— Begin DATASET CONTENT —
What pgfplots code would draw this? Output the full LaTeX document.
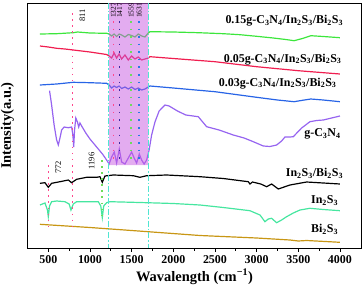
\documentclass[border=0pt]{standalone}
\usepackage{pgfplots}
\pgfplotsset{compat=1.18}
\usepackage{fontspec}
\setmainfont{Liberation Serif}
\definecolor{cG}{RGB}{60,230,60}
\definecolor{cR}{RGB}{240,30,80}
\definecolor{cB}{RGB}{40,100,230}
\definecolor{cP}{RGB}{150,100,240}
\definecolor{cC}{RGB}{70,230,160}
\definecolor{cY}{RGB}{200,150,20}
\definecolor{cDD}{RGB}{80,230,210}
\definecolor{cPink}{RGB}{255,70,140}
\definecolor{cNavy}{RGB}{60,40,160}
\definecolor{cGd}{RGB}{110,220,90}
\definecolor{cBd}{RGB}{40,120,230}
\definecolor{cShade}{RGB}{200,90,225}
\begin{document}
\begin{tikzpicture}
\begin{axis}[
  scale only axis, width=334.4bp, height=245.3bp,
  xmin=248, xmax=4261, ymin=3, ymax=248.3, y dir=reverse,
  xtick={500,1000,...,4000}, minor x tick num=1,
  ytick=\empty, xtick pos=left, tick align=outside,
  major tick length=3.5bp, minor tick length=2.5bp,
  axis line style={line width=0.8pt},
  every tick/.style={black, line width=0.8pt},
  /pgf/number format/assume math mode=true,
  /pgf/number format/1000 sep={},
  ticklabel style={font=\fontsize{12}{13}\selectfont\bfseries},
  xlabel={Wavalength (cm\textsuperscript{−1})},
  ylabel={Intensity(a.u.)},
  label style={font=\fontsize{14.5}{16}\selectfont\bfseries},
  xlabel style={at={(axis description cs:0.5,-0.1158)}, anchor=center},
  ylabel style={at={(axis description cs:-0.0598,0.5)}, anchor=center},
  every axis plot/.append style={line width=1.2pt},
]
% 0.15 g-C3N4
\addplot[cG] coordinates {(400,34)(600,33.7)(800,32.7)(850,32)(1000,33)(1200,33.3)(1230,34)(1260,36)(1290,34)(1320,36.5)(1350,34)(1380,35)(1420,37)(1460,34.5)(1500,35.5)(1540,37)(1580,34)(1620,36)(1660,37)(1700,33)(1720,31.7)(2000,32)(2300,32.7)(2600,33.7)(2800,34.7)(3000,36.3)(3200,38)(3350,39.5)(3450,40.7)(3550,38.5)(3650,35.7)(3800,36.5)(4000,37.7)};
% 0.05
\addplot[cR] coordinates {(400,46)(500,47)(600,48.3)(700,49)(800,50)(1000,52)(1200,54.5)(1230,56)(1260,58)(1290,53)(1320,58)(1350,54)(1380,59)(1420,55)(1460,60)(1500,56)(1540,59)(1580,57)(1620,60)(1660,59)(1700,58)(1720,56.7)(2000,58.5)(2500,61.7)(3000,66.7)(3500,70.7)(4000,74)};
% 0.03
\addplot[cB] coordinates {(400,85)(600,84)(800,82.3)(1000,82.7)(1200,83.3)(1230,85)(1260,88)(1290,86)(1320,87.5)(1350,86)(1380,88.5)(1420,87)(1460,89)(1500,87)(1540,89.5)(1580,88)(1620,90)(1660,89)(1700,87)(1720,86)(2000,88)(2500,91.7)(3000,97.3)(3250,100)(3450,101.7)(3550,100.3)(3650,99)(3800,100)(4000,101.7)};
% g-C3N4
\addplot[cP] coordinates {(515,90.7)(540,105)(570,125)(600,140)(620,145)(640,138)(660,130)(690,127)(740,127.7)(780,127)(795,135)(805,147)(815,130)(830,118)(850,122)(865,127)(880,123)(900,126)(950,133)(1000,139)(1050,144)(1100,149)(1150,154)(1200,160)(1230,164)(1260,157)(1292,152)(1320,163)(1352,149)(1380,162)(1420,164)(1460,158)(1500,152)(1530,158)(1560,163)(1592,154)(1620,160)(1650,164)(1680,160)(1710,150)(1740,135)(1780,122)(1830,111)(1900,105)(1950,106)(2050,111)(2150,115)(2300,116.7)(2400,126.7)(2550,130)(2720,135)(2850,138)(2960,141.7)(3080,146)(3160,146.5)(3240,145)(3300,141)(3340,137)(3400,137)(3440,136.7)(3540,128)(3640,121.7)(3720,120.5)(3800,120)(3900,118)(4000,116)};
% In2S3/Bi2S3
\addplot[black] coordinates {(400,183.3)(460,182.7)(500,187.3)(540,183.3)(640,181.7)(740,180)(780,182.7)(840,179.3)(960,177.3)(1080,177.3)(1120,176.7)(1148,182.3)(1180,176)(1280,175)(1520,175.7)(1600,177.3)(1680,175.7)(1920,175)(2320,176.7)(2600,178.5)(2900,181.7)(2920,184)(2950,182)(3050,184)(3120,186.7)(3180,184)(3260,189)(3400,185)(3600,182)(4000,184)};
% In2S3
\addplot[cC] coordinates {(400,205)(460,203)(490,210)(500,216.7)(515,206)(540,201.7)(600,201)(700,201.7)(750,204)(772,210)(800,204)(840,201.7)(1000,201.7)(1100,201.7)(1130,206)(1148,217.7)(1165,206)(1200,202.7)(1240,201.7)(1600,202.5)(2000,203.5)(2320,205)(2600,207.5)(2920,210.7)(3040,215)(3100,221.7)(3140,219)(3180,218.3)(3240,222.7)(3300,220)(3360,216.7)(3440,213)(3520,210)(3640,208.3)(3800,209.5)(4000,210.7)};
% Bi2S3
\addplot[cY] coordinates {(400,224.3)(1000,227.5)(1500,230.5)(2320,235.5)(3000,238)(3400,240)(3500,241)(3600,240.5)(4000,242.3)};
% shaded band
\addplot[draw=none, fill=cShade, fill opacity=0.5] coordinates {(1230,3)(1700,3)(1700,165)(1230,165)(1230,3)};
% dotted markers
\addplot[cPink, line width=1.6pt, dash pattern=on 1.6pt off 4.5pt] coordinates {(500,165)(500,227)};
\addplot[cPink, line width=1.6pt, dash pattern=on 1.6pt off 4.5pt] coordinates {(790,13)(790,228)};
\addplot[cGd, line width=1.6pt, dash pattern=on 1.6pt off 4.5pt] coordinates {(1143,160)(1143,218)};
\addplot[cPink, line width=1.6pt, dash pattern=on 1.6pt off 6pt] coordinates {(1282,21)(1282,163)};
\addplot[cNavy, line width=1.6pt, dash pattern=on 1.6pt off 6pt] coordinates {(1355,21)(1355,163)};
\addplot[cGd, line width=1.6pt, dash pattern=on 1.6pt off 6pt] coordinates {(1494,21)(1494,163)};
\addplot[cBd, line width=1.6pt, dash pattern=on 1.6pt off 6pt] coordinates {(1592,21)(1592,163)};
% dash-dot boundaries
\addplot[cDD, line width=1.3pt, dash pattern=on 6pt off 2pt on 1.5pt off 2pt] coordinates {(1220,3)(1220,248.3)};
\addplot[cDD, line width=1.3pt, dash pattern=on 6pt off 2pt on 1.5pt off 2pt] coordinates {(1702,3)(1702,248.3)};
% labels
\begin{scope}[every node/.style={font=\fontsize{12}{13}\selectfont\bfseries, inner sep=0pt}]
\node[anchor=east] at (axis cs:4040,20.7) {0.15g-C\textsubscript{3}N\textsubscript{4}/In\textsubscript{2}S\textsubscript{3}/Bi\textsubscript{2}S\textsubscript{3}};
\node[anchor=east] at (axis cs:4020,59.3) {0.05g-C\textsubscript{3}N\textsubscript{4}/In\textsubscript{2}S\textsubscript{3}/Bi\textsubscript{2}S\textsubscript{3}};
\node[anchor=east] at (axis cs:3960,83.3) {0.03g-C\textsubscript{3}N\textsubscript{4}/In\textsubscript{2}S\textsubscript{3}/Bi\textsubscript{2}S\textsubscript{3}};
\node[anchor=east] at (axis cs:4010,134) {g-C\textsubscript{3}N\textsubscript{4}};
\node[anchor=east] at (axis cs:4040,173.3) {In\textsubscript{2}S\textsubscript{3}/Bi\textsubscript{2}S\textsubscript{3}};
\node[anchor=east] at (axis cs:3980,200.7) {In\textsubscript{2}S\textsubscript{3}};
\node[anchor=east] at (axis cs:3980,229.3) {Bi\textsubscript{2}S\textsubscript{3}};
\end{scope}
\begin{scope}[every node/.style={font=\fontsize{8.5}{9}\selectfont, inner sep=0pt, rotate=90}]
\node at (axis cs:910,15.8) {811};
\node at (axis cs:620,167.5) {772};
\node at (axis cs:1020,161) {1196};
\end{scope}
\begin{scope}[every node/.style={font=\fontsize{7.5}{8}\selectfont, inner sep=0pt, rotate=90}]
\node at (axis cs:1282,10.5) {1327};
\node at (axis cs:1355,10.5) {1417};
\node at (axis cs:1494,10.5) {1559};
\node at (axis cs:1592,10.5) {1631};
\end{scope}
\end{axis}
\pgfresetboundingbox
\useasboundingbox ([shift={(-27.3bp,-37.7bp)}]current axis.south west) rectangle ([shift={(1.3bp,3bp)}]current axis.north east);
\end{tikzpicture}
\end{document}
— End DATASET CONTENT —
Isolate the lines above that contain the word "draw" and copy them.

What pgfplots code would draw this? Output the full LaTeX document.
\addplot[draw=none, fill=cShade, fill opacity=0.5] coordinates {(1230,3)(1700,3)(1700,165)(1230,165)(1230,3)};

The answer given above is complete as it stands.